══ EXTRACTED INFORMATION ══
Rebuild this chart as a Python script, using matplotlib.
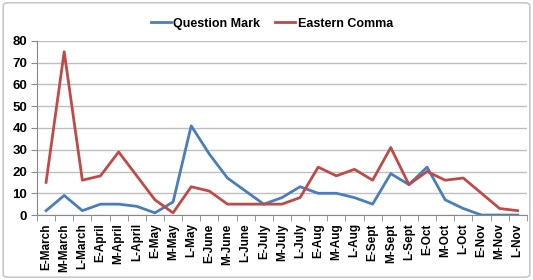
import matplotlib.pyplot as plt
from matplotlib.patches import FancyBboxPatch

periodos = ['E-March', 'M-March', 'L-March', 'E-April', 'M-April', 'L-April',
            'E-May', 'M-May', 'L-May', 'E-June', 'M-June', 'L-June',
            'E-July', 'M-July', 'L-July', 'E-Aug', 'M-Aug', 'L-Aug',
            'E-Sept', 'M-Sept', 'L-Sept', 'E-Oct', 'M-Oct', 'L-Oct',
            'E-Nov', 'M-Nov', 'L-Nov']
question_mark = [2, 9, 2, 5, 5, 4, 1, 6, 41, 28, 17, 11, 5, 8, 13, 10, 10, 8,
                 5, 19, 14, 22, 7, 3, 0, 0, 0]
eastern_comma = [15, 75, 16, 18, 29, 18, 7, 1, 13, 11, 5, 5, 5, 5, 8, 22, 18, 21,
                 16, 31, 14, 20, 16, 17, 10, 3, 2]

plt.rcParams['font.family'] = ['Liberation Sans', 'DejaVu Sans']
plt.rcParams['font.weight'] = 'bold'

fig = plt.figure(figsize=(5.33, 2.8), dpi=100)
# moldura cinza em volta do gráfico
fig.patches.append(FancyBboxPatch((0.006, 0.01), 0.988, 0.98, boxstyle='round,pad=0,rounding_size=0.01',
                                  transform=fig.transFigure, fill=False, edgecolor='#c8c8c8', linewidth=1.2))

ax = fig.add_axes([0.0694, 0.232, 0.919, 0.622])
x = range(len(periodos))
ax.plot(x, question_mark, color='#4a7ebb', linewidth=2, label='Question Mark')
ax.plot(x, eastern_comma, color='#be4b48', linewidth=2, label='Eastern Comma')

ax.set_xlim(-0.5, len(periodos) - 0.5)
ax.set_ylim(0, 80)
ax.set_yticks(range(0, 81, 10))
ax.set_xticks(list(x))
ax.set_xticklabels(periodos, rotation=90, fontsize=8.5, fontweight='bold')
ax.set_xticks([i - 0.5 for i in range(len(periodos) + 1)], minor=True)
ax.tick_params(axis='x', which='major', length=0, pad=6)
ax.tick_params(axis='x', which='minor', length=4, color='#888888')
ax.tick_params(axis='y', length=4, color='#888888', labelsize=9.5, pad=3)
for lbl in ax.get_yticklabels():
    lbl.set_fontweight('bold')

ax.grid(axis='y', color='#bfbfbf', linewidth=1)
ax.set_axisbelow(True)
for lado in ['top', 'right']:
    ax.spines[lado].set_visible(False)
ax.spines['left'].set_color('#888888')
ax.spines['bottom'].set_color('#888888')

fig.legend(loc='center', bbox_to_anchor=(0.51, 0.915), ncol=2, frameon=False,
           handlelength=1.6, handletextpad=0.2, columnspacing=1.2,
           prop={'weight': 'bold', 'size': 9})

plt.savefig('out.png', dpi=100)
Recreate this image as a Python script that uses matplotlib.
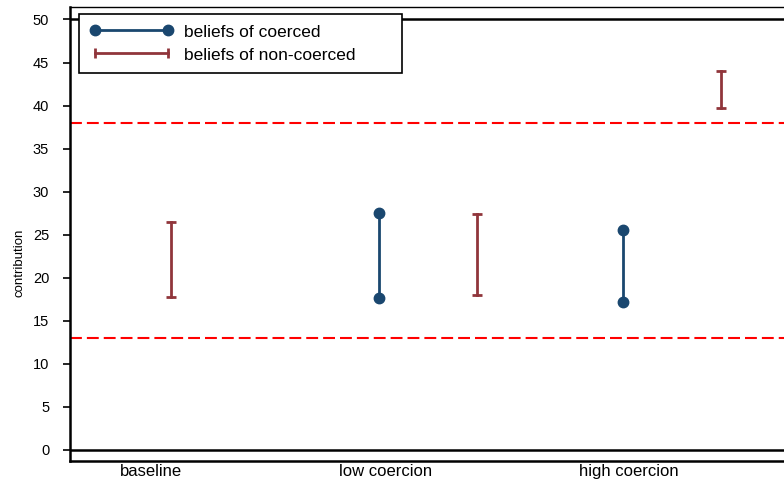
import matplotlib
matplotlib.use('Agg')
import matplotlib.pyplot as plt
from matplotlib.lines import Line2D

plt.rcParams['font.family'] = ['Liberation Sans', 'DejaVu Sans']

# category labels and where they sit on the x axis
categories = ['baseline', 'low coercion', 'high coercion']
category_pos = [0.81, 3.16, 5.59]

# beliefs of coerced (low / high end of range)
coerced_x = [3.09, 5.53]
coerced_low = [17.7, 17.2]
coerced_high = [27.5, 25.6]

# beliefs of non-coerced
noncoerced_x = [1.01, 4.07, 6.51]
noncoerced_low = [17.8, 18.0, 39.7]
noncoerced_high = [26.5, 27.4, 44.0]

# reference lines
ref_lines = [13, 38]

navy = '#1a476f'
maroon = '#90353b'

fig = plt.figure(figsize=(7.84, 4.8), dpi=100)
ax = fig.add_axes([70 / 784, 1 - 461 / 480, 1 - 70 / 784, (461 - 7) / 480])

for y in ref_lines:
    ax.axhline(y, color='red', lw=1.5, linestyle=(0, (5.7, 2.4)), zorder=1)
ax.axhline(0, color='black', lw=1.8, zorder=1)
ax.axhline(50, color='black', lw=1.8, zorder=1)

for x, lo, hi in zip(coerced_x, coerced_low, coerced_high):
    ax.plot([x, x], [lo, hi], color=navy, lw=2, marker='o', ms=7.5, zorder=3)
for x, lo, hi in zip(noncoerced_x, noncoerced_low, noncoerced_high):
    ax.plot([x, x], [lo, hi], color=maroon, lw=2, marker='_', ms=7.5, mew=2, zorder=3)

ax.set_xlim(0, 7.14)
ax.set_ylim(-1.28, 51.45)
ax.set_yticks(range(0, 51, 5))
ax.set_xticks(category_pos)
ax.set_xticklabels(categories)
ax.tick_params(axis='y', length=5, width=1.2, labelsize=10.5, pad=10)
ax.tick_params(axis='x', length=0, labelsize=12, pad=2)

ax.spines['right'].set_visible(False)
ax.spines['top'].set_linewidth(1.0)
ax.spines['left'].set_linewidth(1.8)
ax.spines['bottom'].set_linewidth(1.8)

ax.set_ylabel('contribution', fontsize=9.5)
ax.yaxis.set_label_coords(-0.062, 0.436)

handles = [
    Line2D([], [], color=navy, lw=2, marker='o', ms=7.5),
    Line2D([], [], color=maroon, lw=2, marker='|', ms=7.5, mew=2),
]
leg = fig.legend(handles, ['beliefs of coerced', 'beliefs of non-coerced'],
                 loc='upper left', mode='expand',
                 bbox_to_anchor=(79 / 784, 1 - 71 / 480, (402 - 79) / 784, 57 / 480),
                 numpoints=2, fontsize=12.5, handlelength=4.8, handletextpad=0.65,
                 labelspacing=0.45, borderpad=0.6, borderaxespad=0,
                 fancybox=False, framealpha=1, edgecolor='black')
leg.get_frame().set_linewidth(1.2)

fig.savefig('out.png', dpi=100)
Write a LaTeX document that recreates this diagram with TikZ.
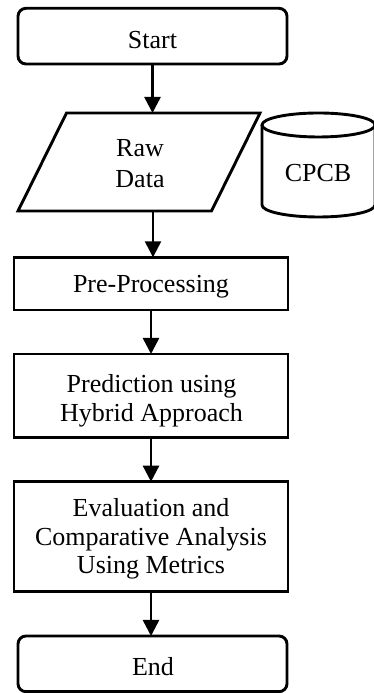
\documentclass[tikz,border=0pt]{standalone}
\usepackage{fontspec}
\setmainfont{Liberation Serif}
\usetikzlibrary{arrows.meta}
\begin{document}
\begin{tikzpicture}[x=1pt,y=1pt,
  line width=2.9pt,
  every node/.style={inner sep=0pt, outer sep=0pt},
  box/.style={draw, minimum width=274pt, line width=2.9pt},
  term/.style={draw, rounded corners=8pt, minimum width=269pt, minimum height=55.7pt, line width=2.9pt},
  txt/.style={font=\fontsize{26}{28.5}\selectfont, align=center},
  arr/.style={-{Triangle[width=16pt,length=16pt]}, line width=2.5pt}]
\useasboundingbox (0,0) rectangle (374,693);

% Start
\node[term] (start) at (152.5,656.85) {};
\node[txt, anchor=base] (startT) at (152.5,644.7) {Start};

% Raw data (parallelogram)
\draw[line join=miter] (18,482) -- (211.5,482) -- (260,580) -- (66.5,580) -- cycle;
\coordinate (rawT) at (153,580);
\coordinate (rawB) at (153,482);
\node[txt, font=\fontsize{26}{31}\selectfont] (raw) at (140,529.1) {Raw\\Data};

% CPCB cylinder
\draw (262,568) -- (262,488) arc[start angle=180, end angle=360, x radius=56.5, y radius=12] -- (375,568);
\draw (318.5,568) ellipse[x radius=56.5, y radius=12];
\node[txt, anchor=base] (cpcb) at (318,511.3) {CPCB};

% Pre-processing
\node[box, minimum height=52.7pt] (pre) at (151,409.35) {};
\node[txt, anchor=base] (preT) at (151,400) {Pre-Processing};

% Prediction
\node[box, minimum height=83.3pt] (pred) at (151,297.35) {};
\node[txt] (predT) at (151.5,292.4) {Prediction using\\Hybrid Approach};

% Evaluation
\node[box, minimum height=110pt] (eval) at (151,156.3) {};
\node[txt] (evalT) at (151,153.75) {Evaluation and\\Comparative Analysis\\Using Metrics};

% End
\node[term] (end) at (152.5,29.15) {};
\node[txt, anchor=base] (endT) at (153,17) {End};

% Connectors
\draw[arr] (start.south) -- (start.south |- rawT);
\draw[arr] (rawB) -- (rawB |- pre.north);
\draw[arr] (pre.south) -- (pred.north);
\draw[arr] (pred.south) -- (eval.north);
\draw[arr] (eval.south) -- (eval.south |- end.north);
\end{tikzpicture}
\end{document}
═══
**WHAT IS REQUIRED**. Omit every picture, and please return the entries exactly from the first line through the line with "from matplotlib.patches import FancyBboxPatch", both included.

**REPLY**.
Rebuild this chart as a Python script, using matplotlib.
import matplotlib.pyplot as plt
from matplotlib.patches import FancyBboxPatch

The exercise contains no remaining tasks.